The church got its start in a classroom offered by schoolteacher Frances Church as a meeting place for Episcopal services.
Church history says the name St. John came after the death of the Rev. Walter C. Guerry. Guerry had been ordained on St. John the Baptist Day and took the text for his first – and only – sermon from the Gospel of John. But Guerry became ill and died within weeks of that sermon, and the church chose the name St. John in his honor.
The church’s first building was a few blocks away on the other side of what would become downtown Florence, but that structure was damaged by an earthquake in 1886.
The current building on Dargan Street between Evans and Palmetto was designed by Silas McBee and built with stone from Anson Quarries in Wadesboro, N.C. The first service was held in the building just before Christmas 1889, though the building was not completed for another year.
In the early 20th century, the church’s pastor, the Rev. Harold Thomas, set about creating missions within the parish to minister to railroad workers and children living in East Florence. Thomas left St. John’s, then returned a few years later and shocked the congregation by using a motorcycle to get to various far-flung missions within the parish. His missionary zeal was infectious, and the church congregation grew to more than 250 by 1911.
Thomas stayed at St. John’s until 1917 and was followed by Wilmer Poyner, who served nearly 30 years and had such an impact on the community that a local school was named for him. Now the Poyner Adult Education Center in Florence, the school can be seen from the churchyard.
During Poyner’s term, congregants decided to add a parish house in 1922 rather than build a new church. The parish house was dedicated to the memory of Frances Church, who offered up the first meeting space.
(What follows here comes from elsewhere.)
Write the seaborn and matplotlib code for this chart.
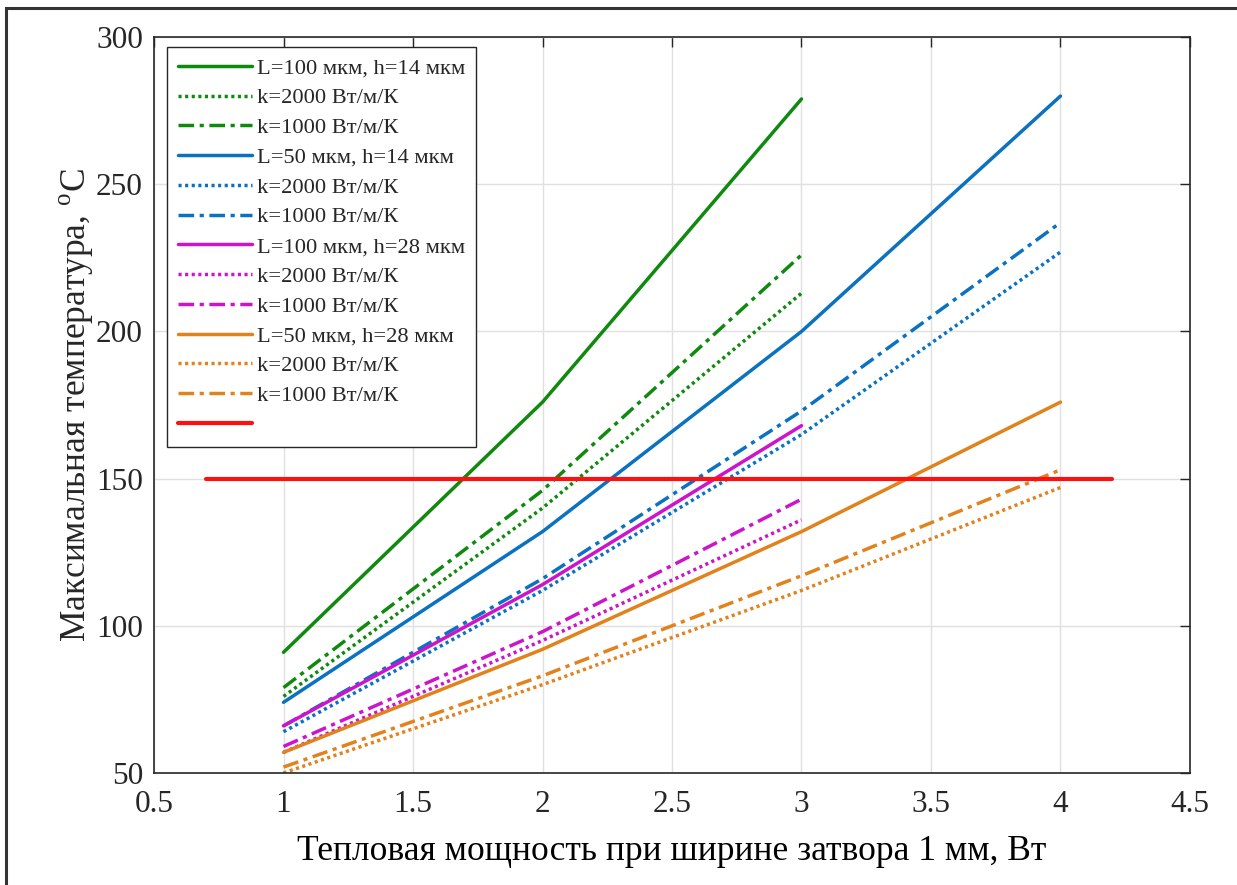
import matplotlib
matplotlib.use("Agg")
import matplotlib.pyplot as plt
import seaborn as sns
import numpy as np
from matplotlib.patches import Rectangle

# Heat power per 1 mm gate width, W
power_3 = [1, 2, 3]
power_4 = [1, 2, 3, 4]

# Maximum temperature, °C
t_L100_h14 = [91, 176, 279]
t_L100_h14_k2000 = [76, 140, 213]
t_L100_h14_k1000 = [79, 146, 226]

t_L50_h14 = [74, 132, 200, 280]
t_L50_h14_k2000 = [64, 112, 165, 227]
t_L50_h14_k1000 = [66, 116, 173, 237]

t_L100_h28 = [66, 114, 168]
t_L100_h28_k2000 = [57, 95, 136]
t_L100_h28_k1000 = [59, 98, 143]

t_L50_h28 = [57, 92, 132, 176]
t_L50_h28_k2000 = [50, 80, 112, 147]
t_L50_h28_k1000 = [52, 83, 117, 153]

limit_x = [0.7, 4.2]
limit_t = [150, 150]

labels = ["L=100 мкм, h=14 мкм", "k=2000 Вт/м/К", "k=1000 Вт/м/К",
          "L=50 мкм, h=14 мкм", "k=2000 Вт/м/К", "k=1000 Вт/м/К",
          "L=100 мкм, h=28 мкм", "k=2000 Вт/м/К", "k=1000 Вт/м/К",
          "L=50 мкм, h=28 мкм", "k=2000 Вт/м/К", "k=1000 Вт/м/К"]

sns.set_theme(style="white")
plt.rcParams["font.family"] = ["Liberation Serif", "DejaVu Serif"]
plt.rcParams["mathtext.fontset"] = "custom"
plt.rcParams["mathtext.rm"] = "Liberation Serif"

fig = plt.figure(figsize=(12.37, 8.85), dpi=100)
ax = fig.add_axes([0.1245, 0.1266, 0.962 - 0.1245, 0.958 - 0.1266])

green = "#0F8A0F"
blue = "#0A72C0"
magenta = "#CC14CC"
orange = "#E2821C"
red = "#FF1010"

solid = "-"
dotted = (0, (0.9, 1.0))
dashdot = (0, (4.5, 1.6, 1.2, 1.6))

series = [
    (power_3, t_L100_h14, green, solid),
    (power_3, t_L100_h14_k2000, green, dotted),
    (power_3, t_L100_h14_k1000, green, dashdot),
    (power_4, t_L50_h14, blue, solid),
    (power_4, t_L50_h14_k2000, blue, dotted),
    (power_4, t_L50_h14_k1000, blue, dashdot),
    (power_3, t_L100_h28, magenta, solid),
    (power_3, t_L100_h28_k2000, magenta, dotted),
    (power_3, t_L100_h28_k1000, magenta, dashdot),
    (power_4, t_L50_h28, orange, solid),
    (power_4, t_L50_h28_k2000, orange, dotted),
    (power_4, t_L50_h28_k1000, orange, dashdot),
]

lw = 2.5
for (xs, ys, c, ls), lab in zip(series, labels):
    sns.lineplot(x=xs, y=ys, ax=ax, color=c, linestyle=ls, linewidth=lw,
                 label=lab, sort=False)

sns.lineplot(x=limit_x, y=limit_t, ax=ax, color=red, linestyle="-",
             linewidth=3.0, label=" ", sort=False)

ax.set_xlim(0.5, 4.5)
ax.set_ylim(50, 300)
ax.set_xticks(np.arange(0.5, 4.51, 0.5))
ax.set_xticklabels(["0.5", "1", "1.5", "2", "2.5", "3", "3.5", "4", "4.5"])
ax.set_yticks([50, 100, 150, 200, 250, 300])

ax.grid(True, color="#E0E0E0", linewidth=1.0)
ax.set_axisbelow(True)
for s in ax.spines.values():
    s.set_color("#262626")
    s.set_linewidth(1.2)
ax.tick_params(axis="both", which="major", direction="in", length=7,
               width=1.0, color="#262626", top=True, right=True,
               labelsize=22.5)
ax.tick_params(axis="x", pad=12)
ax.tick_params(axis="y", pad=8)
for lbl in ax.get_xticklabels() + ax.get_yticklabels():
    lbl.set_color("#262626")

ax.set_xlabel("Тепловая мощность при ширине затвора 1 мм, Вт",
              fontsize=25.5, color="black", labelpad=12)
ax.set_ylabel("Максимальная температура, $^{\\mathrm{o}}\\mathrm{C}$",
              fontsize=25.5, color="#262626", labelpad=0)

leg = ax.legend(loc="upper left", bbox_to_anchor=(0.0125, 0.987),
                fontsize=16.2, handlelength=3.3, handletextpad=0.2,
                labelspacing=0.40, borderpad=0.5, fancybox=False,
                framealpha=1.0, borderaxespad=0.0)
leg.get_frame().set_edgecolor("#262626")
leg.get_frame().set_linewidth(1.0)

# Thin frame around the figure
fig.patches.append(Rectangle((6 / 1237, -0.02), 1.1, (885 - 8) / 885 + 0.02,
                             transform=fig.transFigure, fill=False,
                             edgecolor="#333333", linewidth=2.2))

fig.savefig("out.png", dpi=100)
It was also during this time (1928) that William Guerry, nephew of St. John’s first rector, a former St. John’s rector himself and bishop of the Episcopal Diocese of South Carolina, was shot by an angry priest and later died.
That priest, who also shot and killed himself, was angry over Guerry’s efforts to minister to black congregants within the Episcopal Church. It was a battle that would race inside and outside the church, South Carolina and the rest of the nation for the better part of the next 50 years.
Poyner saw St. John’s through both world wars and the Great Depression. He retired in 1946.
While St. John’s building has undergone several renovations over its nearly 150 years, the church today retains its 19th century beauty.